My running playlist on my iPod comprises around 81 tracks which totals in over 5 hours of music. The first three songs on the list sum up to precisely 15'02". Why am I sharing this you may wonder? Well, I'm going to see whether it's in fact possible to install and configure Retrospective in 15 minutes. This means I should be done by the time the third track ends.

In this scenario I'll be configuring Retrospective for a small environment for software development purposes which includes local jboss server, remote demo server machine and continuous integration server. Additionally I’ll be adding logs of the machines in our test bed which run regression tests and some more local logs for troubleshooting the old version of our software. I'm using a midrange business grade laptop sporting Intel Core i2520, 4GB of RAM and rather slow 5400rpm HDD all that running Windows 7 Professional. I've already downloaded Retrospective installation binaries and gathered information (IP addresses, access ports on which SSH connection is available and login credentials if necessary) on all remote systems that I’ll be needing.

I’m pressing play…


Installation process is very straight forward. Accept the license agreement, choose the target installation folder on your local file system, add start menu entry and desktop icon, choose whether you want a separate start menu folder or not. About seven clicks after triggering the installation I have Retrospective installed and I’m about 2 minutes 30 seconds into the first song. I’m off to a pretty good start.

Now it’s time to add some log files definitions.
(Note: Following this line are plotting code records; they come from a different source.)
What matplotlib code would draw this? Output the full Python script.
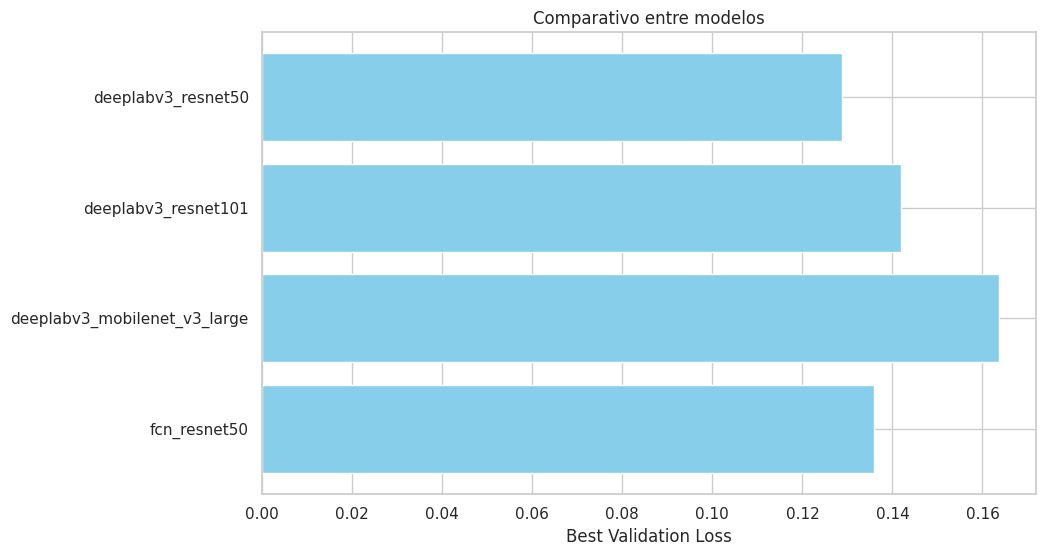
import matplotlib
matplotlib.use("Agg")
import matplotlib.pyplot as plt
import seaborn as sns

MODELS = [
    "deeplabv3_resnet50",
    "deeplabv3_resnet101",
    "deeplabv3_mobilenet_v3_large",
    "fcn_resnet50",
]
BEST_VAL_LOSS = [0.1287, 0.1420, 0.1636, 0.1360]

sns.set_theme(style="whitegrid")

fig = plt.figure(figsize=(10.46, 5.56), dpi=100)
ax = fig.add_axes([0.2505, 0.1115, 0.7395, 0.8309])

ax.barh(MODELS, BEST_VAL_LOSS, color="skyblue")
ax.invert_yaxis()
ax.set_xlabel("Best Validation Loss")
ax.set_title("Comparativo entre modelos")

fig.savefig("out.png", dpi=100)
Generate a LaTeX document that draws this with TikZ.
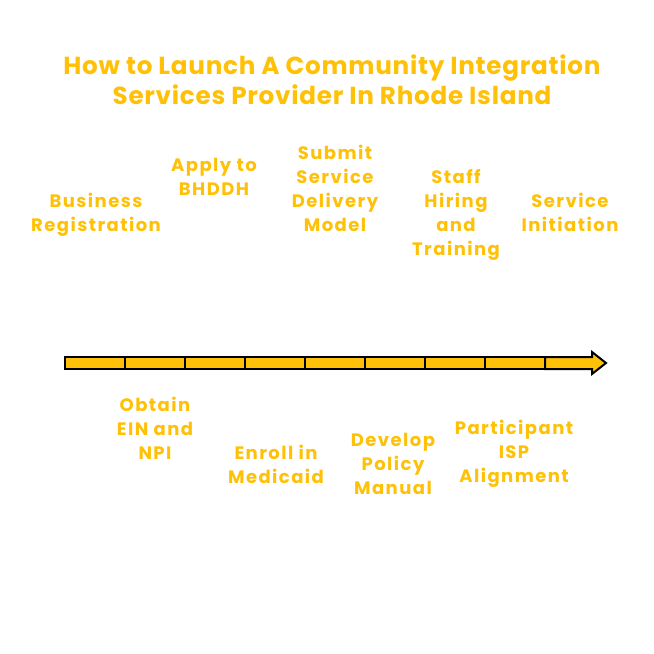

Adding log files definitions

I’m going to use the configuration wizard available among the quick access buttons at the top or under menu item File -> Quick and Easy Configuration, to define local and remote log files. I’ll start from those stored locally. For that I’m clicking the [Add Files] button which opens log files selection window. I drag and drop jboss log files (both boot and server logs), as well as a bunch of log files for the application I mentioned before. This way I’m done with my local log files needs and the first song isn’t even over yet. Now let’s add those remote log files definitions, shall we?

I click the [Add remote files] and I’m greeted by the SSH connection definition window. I copy - paste IP address of our demo machine from my cheat sheet and type in the login and password combination for authentication. After establishing remote connection I browse the server contents in search for desired jboss log files. Found them just where expected. Continuous integration sever log files are next. Same procedure applies here: I define remote connection to the IP address along with login credentials I got from our system administrator and once connected I add a bunch of log files which will be helpful in investigating problems with daily builds and functional tests runs. One more and I’m done. I define yet another host connection and add various log files that I may need later today.


I close the wizard window and I’m ready to start using the Retrospective. The third track has still a whole minute left before it ends which means that if I had a stop watch it would be showing 14:02. I know that I don’t have the need to define an overwhelming number of log files, but even if I did it wouldn’t take that much longer to setup the Retrospective. I’d like to see another logging solution which could do that.